Equivalently, a family $\mathcal{B}$ of subsets of $X$ is a base for the topology $\tau$ if and only if $\mathcal{B} \subseteq \tau$ and for every open set $U$ in $X$ and point $x\in U$ there is some basic open set $B \in \mathcal{B}$ such that $x \in B \subseteq U$.
Question: Why are the above definitions of a base equivalent?
Best Answer
Suppose $\mathcal{B}$ is a base under definition 1. Consider some $x \in U$ where $U$ is open. Then write $U = \bigcup Z$, where $Z$ is a subfamily of $\mathcal{B}$. Since $x \in U$, there exists some $B \in Z$ such that $x \in B$. Then $B \subseteq \bigcup Z = U$, and thus $x \in B \subseteq U$. Furthermore, $B \in Z \subseteq \mathcal{B}$, so $B \in \mathcal{B}$.

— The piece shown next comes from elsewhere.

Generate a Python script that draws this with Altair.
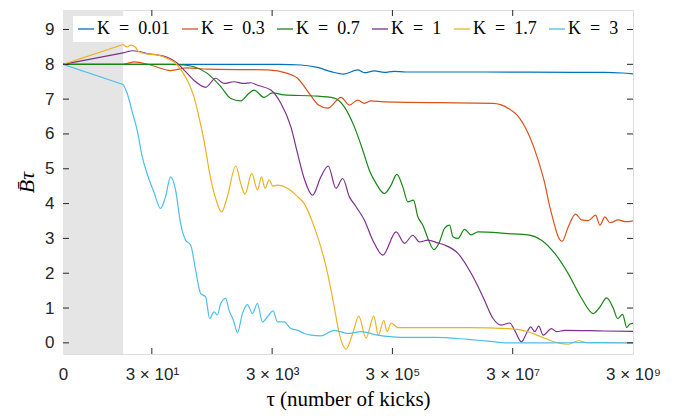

For the other direction, I claim that $U = \bigcup \{B \in \mathcal{B} \mid B \subseteq U\}$. Clearly, we have $\bigcup \{B \in \mathcal{B} \mid B \subseteq U\} \subseteq U$. Now consider an arbitrary $x \in U$. Then there exists $B \in \mathcal{B}$ such that $x \in B \subseteq U$. Then $X \in \bigcup \{B \in \mathcal{B} \mid B \subseteq U\}$. So $U \subseteq \bigcup \{B \in \mathcal{B} \mid B \subseteq U\}$.